内閣府は9日、7月の景気ウォッチャー調査の結果を発表した。3カ月前と比較した景気の現状に対する7月の現状判断DIは、前月比で2.3ポイント上昇し49.8だった。3カ月ぶりの上昇。猛暑の影響で、エアコンを中心に夏物商品の販売が好調であることなどが理由。基調判断は「厳しいながらも、持ち直しの動きがみられる」に据え置いた。

家計動向DIは、前月比で3.2ポイント上昇の49.4。「飲料や氷菓子、紫外線対策商品、エアコン、機能肌着といった猛暑対策商品を中心に売上が伸びている」(近畿/スーパー)という声にあるように、家電エコポイント対象商品であるエアコンを中心に夏物商品の販売が好調であった上、エコカー購入補助終了(9月末)を前に乗用車の駆け込み需要があり、上昇した。業種別では小売り関連が前月比4.1ポイント上昇の50.9、飲食関連が同5.1ポイント上昇の45.8、サービス関連が同0.9ポイント上昇の48.0、住宅関連が同2.0ポイント上昇の45.6だった。

企業動向関連DIは前月比0.9ポイント上昇の48.2。販売価格の引き下げ圧力は強いが、受注や出荷が持ち直している。製造業・非製造業別にみると、製造業は前月比0.8ポイント上昇の49.2、非製造業は同1.1ポイント上昇の47.7。「本来夏場は売上が低下するところだが、販売量、受注量は少し伸びている」(中国/食料品製造業)、「債務整理の相談が減っている」(北陸/司法書士)などの声が聞かれた。

雇用関連DIは、一部で新規求人の増加もあるが、正規職員の採用を中心に企業の慎重な態度が続いていることなどから前月比で0.8ポイント低下し55.5だった。
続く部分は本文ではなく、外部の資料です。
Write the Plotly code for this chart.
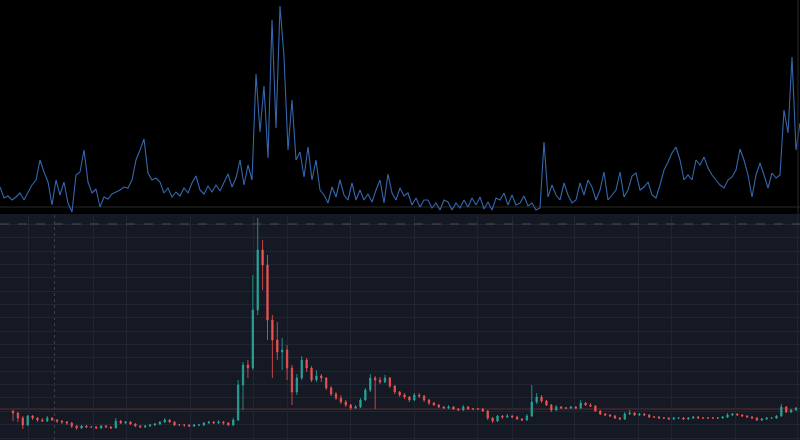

一方、2~3カ月先の景気の先行きに対する判断DIは前月比で1.7ポイント低下の46.6となり、3カ月連続で悪化。特に「雇用」は前月比で2.3ポイントも悪化した。「エコカー補助金終了後の製造業の動向はまだ定まっていない。不確定要素は多い」(東海/求人情報製作会社)という声もあるように、エコカー購入補助の終了が自動車の販売や生産・雇用面に与える影響を心配する声が多かったほか、円高による業績圧迫懸念も目立った。